CORNING, N.Y., AND SUNNYVALE, CALIF. — Corning Incorporated (NYSE: GLW) and Alliance Fiber Optic Products, Inc. (Nasdaq: AFOP) announced today that they have entered into a definitive merger agreement under which Corning will acquire Alliance Fiber Optic Products, Inc.
Under terms of the agreement, Corning will make an all-cash tender offer to acquire all of the outstanding common shares of Alliance Fiber Optic Products, Inc. (AFOP) for $18.50 per share, representing a transaction value of approximately $305 million.
AFOP designs and manufactures high-performance passive optical components. These products are used by cloud data-center operators and leading datacom and telecom OEMs (original equipment manufacturers). These components are used in several of Corning’s existing connectivity solutions. AFOP, founded in 1995 and headquartered in Sunnyvale, California, has manufacturing and product development capabilities in the U.S., Taiwan and China.
Upon closing of the acquisition, Corning will integrate AFOP into its Optical Communications business segment. Corning expects the acquisition to expand its market access to cloud data-center operators and OEMs, broaden its presence in Asia, and provide product and cost synergies.

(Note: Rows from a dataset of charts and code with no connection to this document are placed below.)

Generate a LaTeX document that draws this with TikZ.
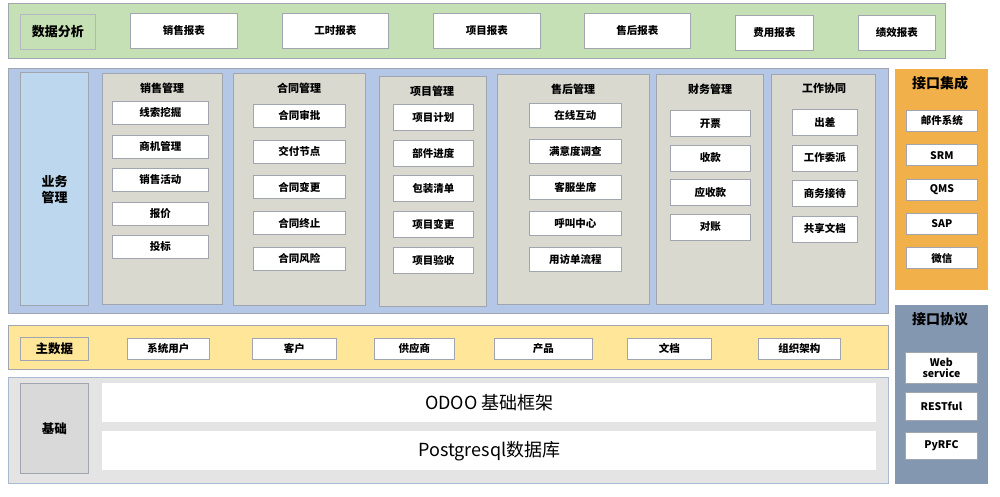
\documentclass[tikz,border=0pt]{standalone}
\usepackage{fontspec}
\setmainfont{Noto Sans CJK SC}
\usepackage{tikz}
\usetikzlibrary{positioning}
\definecolor{greenband}{RGB}{197,224,180}
\definecolor{blueband}{RGB}{180,199,231}
\definecolor{bluelabel}{RGB}{189,215,238}
\definecolor{graycol}{RGB}{217,217,208}
\definecolor{orangeband}{RGB}{242,176,74}
\definecolor{slateband}{RGB}{132,151,176}
\definecolor{yellowband}{RGB}{255,230,153}
\definecolor{grayband}{RGB}{217,217,217}
\definecolor{edgegray}{RGB}{160,165,175}

\tikzset{
  band/.style={draw=edgegray, line width=1.2pt, anchor=north west, inner sep=0pt},
  item/.style={draw=edgegray, line width=0.8pt, fill=white, anchor=north west,
    inner sep=0pt, font=\bfseries\fontsize{10.5}{12}\selectfont, align=center},
  coltitle/.style={font=\bfseries\fontsize{11}{13}\selectfont, anchor=north},
}

\begin{document}
\begin{tikzpicture}[x=1pt, y=-1pt]
\useasboundingbox (0,0) rectangle (1000,496);
% data analysis band
\node[band, fill=greenband, minimum width=937, minimum height=55] (ana) at (8,3) {};
\node[item, fill=greenband, draw=edgegray!80, minimum width=75, minimum height=35,
  font=\bfseries\fontsize{13}{15}\selectfont] (analabel) at (20,14) {数据分析};
\node[item, minimum width=107, minimum height=35] (rep1) at (130,13) {销售报表};
\node[item, minimum width=106, minimum height=35] (rep2) at (282,13) {工时报表};
\node[item, minimum width=107, minimum height=35] (rep3) at (433,13) {项目报表};
\node[item, minimum width=106, minimum height=35] (rep4) at (584,13) {售后报表};
\node[item, minimum width=78, minimum height=35] (rep5) at (735,15) {费用报表};
\node[item, minimum width=77, minimum height=35] (rep6) at (858,15) {绩效报表};

% business band
\node[band, fill=blueband, minimum width=880, minimum height=245] (biz) at (8,68) {};
\node[band, fill=bluelabel, minimum width=68, minimum height=233,
  font=\bfseries\fontsize{13}{16}\selectfont, align=center] (bizlabel) at (20,72) {业务\\管理};

\node[band, fill=graycol, minimum width=120, minimum height=231] (sal) at (102,73) {};
\node[coltitle] at (162,79) {销售管理};
\foreach \t [count=\i] in {线索挖掘,商机管理,销售活动,报价,投标}
  \node[item, minimum width=96, minimum height=23] (sal-\i) at (112,{101+33.5*(\i-1)}) {\t};

\node[band, fill=graycol, minimum width=132, minimum height=232] (con) at (233,73) {};
\node[coltitle] at (299,79) {合同管理};
\foreach \t [count=\i] in {合同审批,交付节点,合同变更,合同终止,合同风险}
  \node[item, minimum width=92, minimum height=23] (con-\i) at (253,{104+35.7*(\i-1)}) {\t};

\node[band, fill=graycol, minimum width=107, minimum height=230] (prj) at (379,76) {};
\node[coltitle] at (432,82) {项目管理};
\foreach \t [count=\i] in {项目计划,部件进度,包装清单,项目变更,项目验收}
  \node[item, minimum width=80, minimum height=26] (prj-\i) at (393,{104+35.7*(\i-1)}) {\t};

\node[band, fill=graycol, minimum width=152, minimum height=230] (aft) at (497,74) {};
\node[coltitle] at (573,80) {售后管理};
\foreach \t [count=\i] in {在线互动,满意度调查,客服坐席,呼叫中心,用访单流程}
  \node[item, minimum width=92, minimum height=24] (aft-\i) at (529,{103+36*(\i-1)}) {\t};

\node[band, fill=graycol, minimum width=107, minimum height=230] (fin) at (656,74) {};
\node[coltitle] at (710,80) {财务管理};
\foreach \t [count=\i] in {开票,收款,应收款,对账}
  \node[item, minimum width=80, minimum height=26] (fin-\i) at (670,{110+34.5*(\i-1)}) {\t};

\node[band, fill=graycol, minimum width=104, minimum height=230] (cop) at (771,74) {};
\node[coltitle] at (824,80) {工作协同};
\foreach \t [count=\i] in {出差,工作委派,商务接待,共享文档}
  \node[item, minimum width=65, minimum height=26] (cop-\i) at (792,{109+35.5*(\i-1)}) {\t};

% interface integration
\node[band, draw=none, fill=orangeband, minimum width=93, minimum height=221] (intg) at (894,68) {};
\node[coltitle, font=\bfseries\fontsize{14}{16}\selectfont] at (940,73) {接口集成};
\foreach \t [count=\i] in {邮件系统,SRM,QMS,SAP,微信}
  \node[item, minimum width=71, minimum height=21] (intg-\i) at (906,{110+34.3*(\i-1)}) {\t};

% interface protocols
\node[band, draw=none, fill=slateband, minimum width=93, minimum height=179] (prot) at (894,304) {};
\node[coltitle, font=\bfseries\fontsize{14}{16}\selectfont] at (940,309) {接口协议};
\node[item, minimum width=72, minimum height=31, font=\bfseries\fontsize{10.5}{11}\selectfont] (prot-1) at (905,352) {Web\\service};
\node[item, minimum width=72, minimum height=28] (prot-2) at (905,392) {RESTful};
\node[item, minimum width=72, minimum height=27] (prot-3) at (905,432) {PyRFC};

% master data
\node[band, fill=yellowband, minimum width=880, minimum height=44] (mst) at (8,325) {};
\node[item, fill=yellowband, minimum width=68, minimum height=23,
  font=\bfseries\fontsize{12.5}{14}\selectfont] (mstlabel) at (20,337) {主数据};
\node[item, minimum width=82, minimum height=21] (mst-1) at (127,338) {系统用户};
\node[item, minimum width=84, minimum height=21] (mst-2) at (252,338) {客户};
\node[item, minimum width=80, minimum height=21] (mst-3) at (374,338) {供应商};
\node[item, minimum width=98, minimum height=21] (mst-4) at (494,338) {产品};
\node[item, minimum width=84, minimum height=21] (mst-5) at (627,338) {文档};
\node[item, minimum width=82, minimum height=21] (mst-6) at (758,338) {组织架构};

% base
\node[band, draw=blueband!80!gray, fill=grayband!70!white, minimum width=880, minimum height=106] (base) at (8,377) {};
\node[item, fill=grayband, minimum width=68, minimum height=90,
  font=\bfseries\fontsize{12.5}{14}\selectfont] (baselabel) at (20,383) {基础};
\node[item, draw=none, minimum width=774, minimum height=39,
  font=\fontsize{18}{21}\selectfont] (odoo) at (102,383) {ODOO 基础框架};
\node[item, draw=none, minimum width=774, minimum height=39,
  font=\fontsize{18}{21}\selectfont] (pg) at (102,431) {Postgresql数据库};
\end{tikzpicture}
\end{document}
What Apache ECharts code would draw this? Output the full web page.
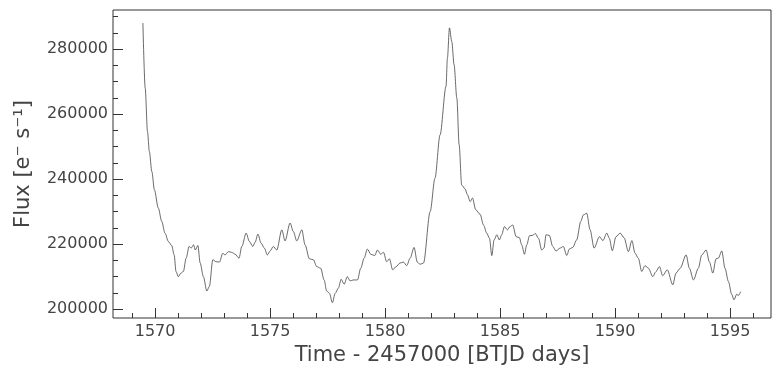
<!DOCTYPE html>
<html>
<head>
<meta charset="utf-8">
<script src="https://cdn.jsdelivr.net/npm/echarts@6/dist/echarts.min.js"></script>
<style>
html,body{margin:0;padding:0;background:#fff;}
#c{width:780px;height:376px;}
</style>
</head>
<body>
<div id="c"></div>
<script>
const time = [1569.47,1569.57,1569.67,1569.75,1569.86,1569.97,1570.14,1570.29,1570.43,1570.58,1570.72,1570.83,1570.91,1571.01,1571.12,1571.23,1571.35,1571.48,1571.57,1571.67,1571.75,1571.86,1571.96,1572.10,1572.25,1572.36,1572.51,1572.65,1572.80,1572.94,1573.04,1573.19,1573.33,1573.48,1573.65,1573.77,1573.96,1574.10,1574.25,1574.35,1574.47,1574.61,1574.75,1574.88,1575.00,1575.14,1575.29,1575.51,1575.65,1575.87,1576.01,1576.16,1576.38,1576.52,1576.71,1576.88,1577.03,1577.20,1577.35,1577.46,1577.58,1577.71,1577.83,1577.97,1578.09,1578.22,1578.36,1578.48,1578.62,1578.80,1578.94,1579.09,1579.23,1579.38,1579.55,1579.67,1579.81,1579.93,1580.07,1580.19,1580.33,1580.48,1580.65,1580.80,1580.94,1581.09,1581.26,1581.40,1581.52,1581.67,1581.96,1582.17,1582.39,1582.65,1582.71,1582.80,1582.90,1583.00,1583.12,1583.22,1583.33,1583.48,1583.58,1583.70,1583.80,1583.94,1584.13,1584.28,1584.42,1584.54,1584.64,1584.74,1584.86,1584.97,1585.07,1585.19,1585.32,1585.43,1585.55,1585.70,1585.84,1585.94,1586.06,1586.16,1586.28,1586.42,1586.53,1586.67,1586.81,1586.91,1587.00,1587.14,1587.29,1587.43,1587.61,1587.75,1587.90,1588.01,1588.16,1588.33,1588.51,1588.62,1588.77,1588.91,1589.09,1589.32,1589.47,1589.64,1589.75,1589.88,1590.04,1590.22,1590.39,1590.58,1590.73,1590.87,1591.01,1591.16,1591.30,1591.45,1591.64,1591.78,1591.93,1592.07,1592.27,1592.51,1592.65,1592.83,1593.09,1593.23,1593.41,1593.62,1593.77,1593.96,1594.10,1594.25,1594.39,1594.49,1594.64,1594.78,1594.93,1595.07,1595.17,1595.29,1595.36,1595.46];
const flux = [288000,268000,254600,248500,242300,236700,231100,227000,223400,220800,219600,216700,211600,210000,211100,211600,215700,219300,218800,219800,218200,219600,214200,210000,205600,207000,215200,214600,214500,217200,216700,217700,217500,216900,215700,219300,223400,220800,219300,220600,223100,220300,218800,216700,217900,219300,218200,224400,221000,226500,223900,221000,224400,219800,215500,215200,213100,212600,209000,205600,204900,202000,204900,206500,209200,207700,210000,208700,209000,209000,212600,215700,218500,216900,216500,218200,216900,217500,214600,215500,212100,213100,214200,214500,213400,215700,219000,214500,213800,214200,230000,240300,253600,268500,277200,286500,282300,275200,264900,250600,238200,237000,235200,233100,234200,230600,229200,225900,223400,221800,216500,221300,222900,221300,222900,225400,224400,225400,225900,222300,222000,219800,216900,219800,222600,222700,223300,221800,218200,218800,222900,222700,219300,217900,218800,219300,216500,218500,219000,221300,227000,229000,229500,224500,218800,222300,221100,223400,221800,218000,222300,223400,222000,217700,221100,217200,215700,211600,213400,212600,210000,211600,213100,210300,212100,207500,211100,212600,216700,212600,209000,212600,216700,218200,214600,211100,215500,215700,217900,212600,208500,204600,202900,204600,204200,205400];
const xMajorTicks = [1570,1575,1580,1585,1590,1595];
const xMinorTicks = [1569,1571,1572,1573,1574,1576,1577,1578,1579,1581,1582,1583,1584,1586,1587,1588,1589,1591,1592,1593,1594,1596];
const yMajorTicks = [200000,220000,240000,260000,280000];
const yMinorTicks = [205000,210000,215000,225000,230000,235000,245000,250000,255000,265000,270000,275000,285000,290000];
const xTitle = 'Time - 2457000 [BTJD days]';
const yTitle = 'Flux [e\u207B s\u207B\u00B9]';

const X_MIN = 1568.17, X_MAX = 1596.78, Y_MIN = 197300, Y_MAX = 292000;
const FONT = 'DejaVu Sans';
const C = '#444';

const chart = echarts.init(document.getElementById('c'), null, {renderer: 'canvas'});
const common = {type: 'value', splitLine: {show: false}, axisLine: {show: false}};
chart.setOption({
  animation: false,
  backgroundColor: '#fff',
  grid: {left: 113, right: 9, top: 10, bottom: 58, show: true, borderColor: '#333', borderWidth: 1, containLabel: false},
  xAxis: [
    Object.assign({}, common, {
      position: 'bottom', min: X_MIN, max: X_MAX,
      name: xTitle, nameLocation: 'middle', nameGap: 26,
      nameTextStyle: {fontFamily: FONT, fontSize: 21, color: C},
      axisTick: {show: true, inside: true, length: 10, lineStyle: {color: '#333', width: 1}, customValues: xMajorTicks},
      axisLabel: {show: true, margin: 6, fontFamily: FONT, fontSize: 16, color: C, customValues: xMajorTicks, formatter: v => String(v)}
    }),
    Object.assign({}, common, {
      position: 'bottom', min: X_MIN, max: X_MAX,
      axisTick: {show: true, inside: true, length: 5, lineStyle: {color: '#333', width: 1}, customValues: xMinorTicks},
      axisLabel: {show: false}
    })
  ],
  yAxis: [
    Object.assign({}, common, {
      position: 'left', min: Y_MIN, max: Y_MAX,
      name: yTitle, nameLocation: 'middle', nameGap: 79, nameRotate: 90,
      nameTextStyle: {fontFamily: FONT, fontSize: 21, color: C},
      axisTick: {show: true, inside: true, length: 10, lineStyle: {color: '#333', width: 1}, customValues: yMajorTicks},
      axisLabel: {show: true, margin: 5, fontFamily: FONT, fontSize: 16, color: C, customValues: yMajorTicks, formatter: v => String(v)}
    }),
    Object.assign({}, common, {
      position: 'left', min: Y_MIN, max: Y_MAX,
      axisTick: {show: true, inside: true, length: 5, lineStyle: {color: '#333', width: 1}, customValues: yMinorTicks},
      axisLabel: {show: false}
    })
  ],
  series: [{
    type: 'line',
    xAxisIndex: 0, yAxisIndex: 0,
    data: time.map((t, i) => [t, flux[i]]),
    showSymbol: false,
    smooth: 0.3,
    smoothMonotone: 'x',
    lineStyle: {color: '#3a3a3a', width: 0.75},
    silent: true
  }]
});
</script>
</body>
</html>
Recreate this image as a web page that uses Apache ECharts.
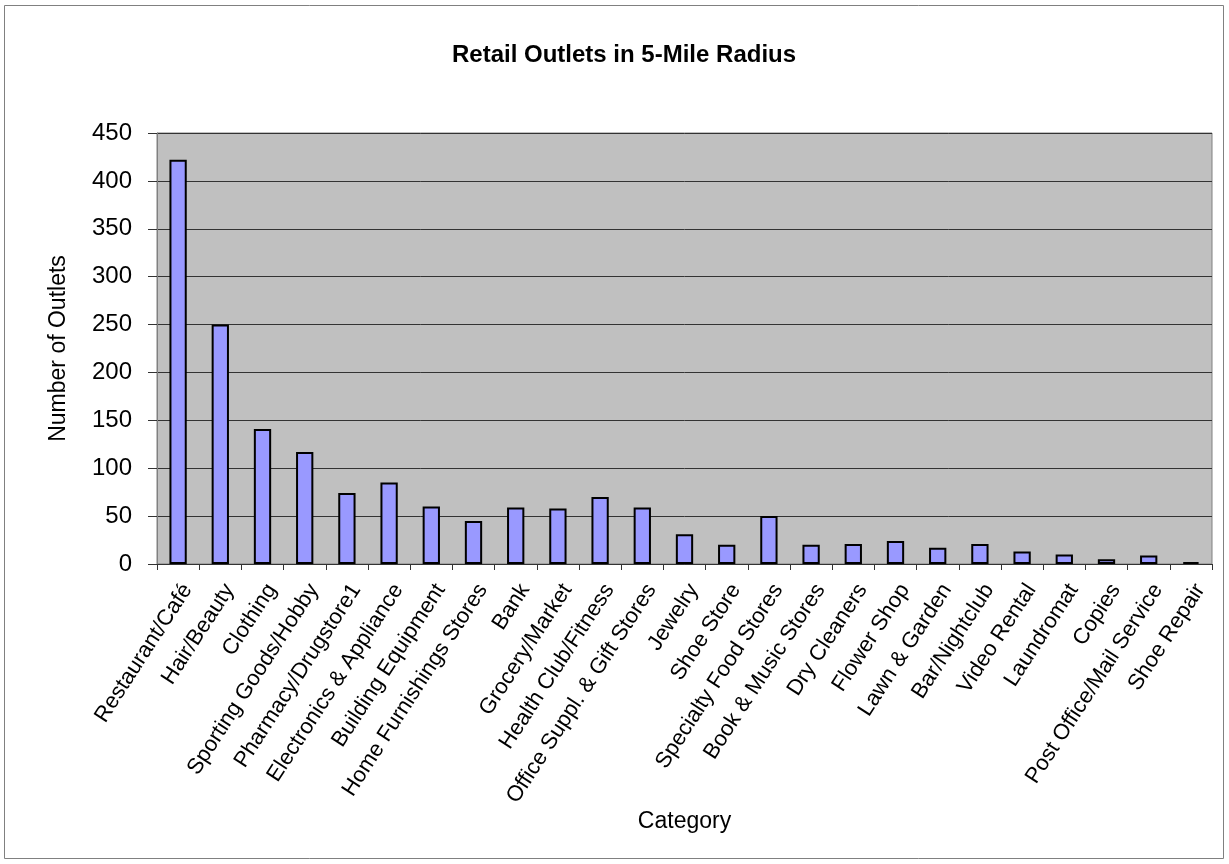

Corning expects the acquisition to be accretive to its earnings per share during the first year.
“Combining AFOP’s components expertise with Corning’s broad portfolio of connectivity solutions further strengthens our position in the high-growth, cloud data-center market segment,” said Clark S. Kinlin, executive vice president, Corning Optical Communications.
“And, it adds additional products that Corning can offer our broad customer base while providing an opportunity for manufacturing synergies.”
Peter C. Chang, AFOP founder and CEO, commented, “We are excited to join forces with Corning. We believe Corning’s scale provides an excellent platform for our products to access a broader customer base and drive a higher level of growth than we would be able to achieve as a standalone company. Our board believes that this transaction is in the best interests of our stockholders and provides our stockholders with substantial cash value for their investment. In addition, we believe becoming part of a larger company with Corning’s strong track record benefits both our employees and customers.”
The offer price represents a 32% premium to the one month average closing price prior to the announcement and a 20% premium to the closing price on April 7, 2016. The tender offer is expected to commence within the next 10 business days and will be followed by a merger, in which all the shares of AFOP common stock that have not been tendered into the tender offer (other than shares for which appraisal rights have been properly exercised) will be converted into the right to receive $18.50 in cash per share.
The boards of directors of both companies have approved the transaction, which is expected to be completed in the second quarter 2016. The completion of the tender offer is subject to the satisfaction of customary closing conditions, including that a majority of the outstanding shares of common stock of AFOP (calculated on a fully diluted basis) are tendered into the tender offer and regulatory review.